Le radiotélescope ALMA, au Chili, a observé l'embryon d'une étoile gigantesque, qui devrait devenir jusqu'à 100 fois plus grosse que le Soleil, permettant aux astrophysiciens d'identifier le mécanisme de formation de cet astre de taille exceptionnelle.

Les étoiles les plus massives et les plus brillantes de la galaxie naissent au sein de nuages froids et sombres, un processus enveloppé de poussière et de mystère.

C'est à environ 11 000 années-lumière de la Terre, dans un nuage sombre baptisé le Nuage Sombre de Spitzer, un ensemble dense de filaments de gaz et de poussière, qu'a été observé le progéniteur stellaire le plus massif de toute la Voie Lactée : une monstrueuse matrice d'une masse supérieure à 500 fois celle de notre Soleil, et en augmentation continue.

Le gigantesque embryon d'étoile au centre du nuage se nourrit de toute la matière environnante. Il devrait devenir une «étoile brillante supermassive», estiment les astrophysiciens, dont les observations sont publiées mercredi dans la revue Astronomy and Astrophysics.

«Cet objet devrait conduire à la formation d'une étoile 100 fois plus massive que le Soleil», a indiqué le responsable de l'équipe, Nicolas Peretto, du laboratoire d'astrophysique (AIM) du CEA (Paris-Saclay, France) et de l'Université de Cardiff (Royaume-Uni).

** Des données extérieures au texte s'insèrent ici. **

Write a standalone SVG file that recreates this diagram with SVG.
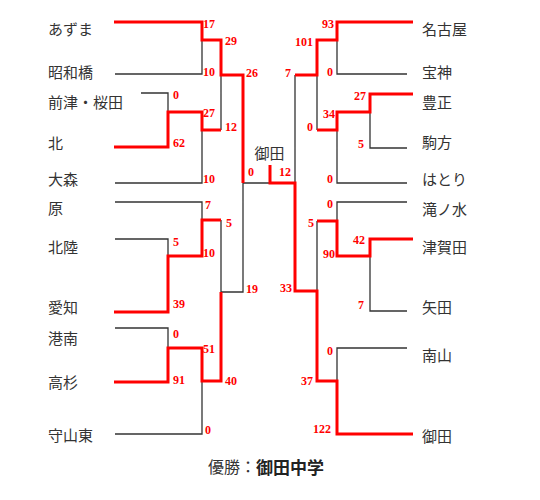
<svg xmlns="http://www.w3.org/2000/svg" width="540" height="500" viewBox="0 0 540 500">
<style>
.t{font-family:"Noto Sans CJK JP","Liberation Sans",sans-serif;font-size:15px;fill:#333;dominant-baseline:central}
.s{font-family:"Liberation Serif",serif;font-weight:bold;font-size:12px;fill:#f00}
.e{text-anchor:end}
.b{fill:none;stroke:#333;stroke-width:1.3}
.r{fill:none;stroke:#f00;stroke-width:3}
</style>
<rect width="540" height="500" fill="#fff"/>
<g id="connectors">
<path class="b" d="M115,74H202V40M141,93H168V112M221,130V75M115,183H202V130M243,183H270M115,202H202V220M115,239H168V256M221,220V292H243V183M115,328H168V348M115,434H202V381"/>
<path class="b" d="M295,75V183M407,74H337V40M407,148H370V112M407,183H337V130M317,130V75M407,202H337V221M407,311H370V256M317,221V291M407,348H337V381"/>
<path class="r" d="M114,22H202V40H221V75H243V183"/>
<path class="r" d="M114,147H168V112H202V130H221"/>
<path class="r" d="M114,312H168V256H202V220H221"/>
<path class="r" d="M114,382H168V348H202V381H221V292"/>
<path class="r" d="M413,22H337V40H317V75H295"/>
<path class="r" d="M413,94H370V112H337V130H317"/>
<path class="r" d="M413,239H370V256H337V221H317"/>
<path class="r" d="M413,434H337V381H317V291H295V183H270V165"/>
</g>
<g id="scores">
<text class="s" x="203" y="28">17</text>
<text class="s" x="225" y="45">29</text>
<text class="s" x="203" y="76">10</text>
<text class="s" x="246" y="77">26</text>
<text class="s" x="173" y="99">0</text>
<text class="s" x="203" y="117">27</text>
<text class="s" x="225" y="131">12</text>
<text class="s" x="173" y="147">62</text>
<text class="s" x="203" y="183">10</text>
<text class="s" x="248" y="176">0</text>
<text class="s" x="205" y="209">7</text>
<text class="s" x="226" y="227">5</text>
<text class="s" x="173" y="246">5</text>
<text class="s" x="203" y="257">10</text>
<text class="s" x="246" y="293">19</text>
<text class="s" x="173" y="308">39</text>
<text class="s" x="173" y="338">0</text>
<text class="s" x="203" y="353">51</text>
<text class="s" x="173" y="384">91</text>
<text class="s" x="225" y="385">40</text>
<text class="s" x="205" y="434">0</text>
<text class="s e" x="334" y="28">93</text>
<text class="s e" x="313" y="46">101</text>
<text class="s e" x="333" y="76">0</text>
<text class="s e" x="291" y="77">7</text>
<text class="s e" x="366" y="100">27</text>
<text class="s e" x="335" y="118">34</text>
<text class="s e" x="313" y="131">0</text>
<text class="s e" x="364" y="148">5</text>
<text class="s e" x="333" y="183">0</text>
<text class="s e" x="291" y="176">12</text>
<text class="s e" x="333" y="208">0</text>
<text class="s e" x="314" y="227">5</text>
<text class="s e" x="365" y="244">42</text>
<text class="s e" x="335" y="258">90</text>
<text class="s e" x="292" y="292">33</text>
<text class="s e" x="364" y="309">7</text>
<text class="s e" x="333" y="355">0</text>
<text class="s e" x="313" y="385">37</text>
<text class="s e" x="331" y="433">122</text>
</g>
<g id="n-azuma"><text class="t" x="48" y="28">あずま</text></g>
<g id="n-showabashi"><text class="t" x="48" y="71">昭和橋</text></g>
<g id="n-maezu"><text class="t" x="48" y="101">前津・桜田</text></g>
<g id="n-kita"><text class="t" x="48" y="142">北</text></g>
<g id="n-omori"><text class="t" x="48" y="178">大森</text></g>
<g id="n-hara"><text class="t" x="48" y="207">原</text></g>
<g id="n-hokuryo"><text class="t" x="48" y="246">北陸</text></g>
<g id="n-aichi"><text class="t" x="48" y="306">愛知</text></g>
<g id="n-konan"><text class="t" x="48" y="337">港南</text></g>
<g id="n-takasugi"><text class="t" x="48" y="381">高杉</text></g>
<g id="n-moriyamahigashi"><text class="t" x="48" y="434">守山東</text></g>
<g id="n-nagoya"><text class="t" x="422" y="28">名古屋</text></g>
<g id="n-hoshin"><text class="t" x="422" y="71">宝神</text></g>
<g id="n-hosei"><text class="t" x="422" y="101">豊正</text></g>
<g id="n-komakata"><text class="t" x="422" y="141">駒方</text></g>
<g id="n-hatori"><text class="t" x="422" y="178">はとり</text></g>
<g id="n-takinomizu"><text class="t" x="422" y="208">滝ノ水</text></g>
<g id="n-tsugata"><text class="t" x="422" y="246">津賀田</text></g>
<g id="n-yata"><text class="t" x="422" y="306">矢田</text></g>
<g id="n-nanzan"><text class="t" x="422" y="354">南山</text></g>
<g id="n-onda"><text class="t" x="422" y="435">御田</text></g>
<g id="n-champion-top"><text class="t" x="269.5" y="152" text-anchor="middle">御田</text></g>
<g id="title"><text class="t" x="208" y="466" style="font-size:16px">優勝：<tspan style="font-weight:bold;font-size:17px;fill:#222">御田中学</tspan></text></g>
</svg>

«Seule une étoile de la Voie Lactée sur 10 000 environ atteint une telle masse!», a-t-il souligné, cité dans un communiqué de l'Observatoire européen austral (ESO), qui finance ALMA en Europe.

«Ces étoiles ne sont pas seulement rares, leur naissance est également extrêmement rapide et leur enfance très courte. Découvrir un objet si massif au premier stade de son évolution constitue donc un superbe résultat», a ajouté un membre de l'équipe, Gary Fuller (Université de Manchester, Royaume-Uni).

Deux théories différentes expliquent le processus de formation des étoiles les plus massives.

Le premier scénario prédit que le nuage sombre se fragmente en plusieurs petits morceaux, chacun s'effondrant ensuite sur lui-même pour donner naissance à une étoile de masse proportionnelle à la taille de chaque fragment. Le second scénario fait s'effondrer sur lui-même l'intégralité du nuage : la matière tombe vers le centre pour y former un ou plusieurs mastodontes.

Les données collectées par ALMA sont en faveur de ce deuxième scénario.

Le Nuage Sombre de Spitzer, SDC335.579-0.292 pour les astronomes, avait déjà été observé au moyen du télescope spatial Spitzer de la NASA et de l'observatoire spatial Herschel. Les résultats laissaient penser que le mécanisme de formation correspond plutôt au second scénario, c'est-à-dire celui d'un effondrement global de matière.

Les nouvelles observations réalisées grâce à ALMA par l'équipe de Nicolas Peretto viennent confirmer cette hypothèse.

«Les observations d'ALMA révèlent les détails pour le moins spectaculaires des mouvements du réseau filamentaire de poussière et de gaz, et montrent qu'une importante quantité de gaz tombe sur la région centrale», a ainsi indiqué Ana Duarte Cabral (Laboratoire d'Astrophysique de Bordeaux, France).

Ces observations ont été réalisées en n'utilisant qu'un quart du potentiel final d'ALMA, vaste réseau d'antennes inauguré en mars dernier dans le désert d'Atacama, sur le plateau chilien de Chajnantor, à plus de 5000 mètres d'altitude.

Des observations futures, avec la pleine capacité de l'observatoire, «devraient permettre de confirmer très vite si ce scénario particulier est le mécanisme principal de formation des astres les plus massifs de la Galaxie», a souligné le CEA dans un communiqué.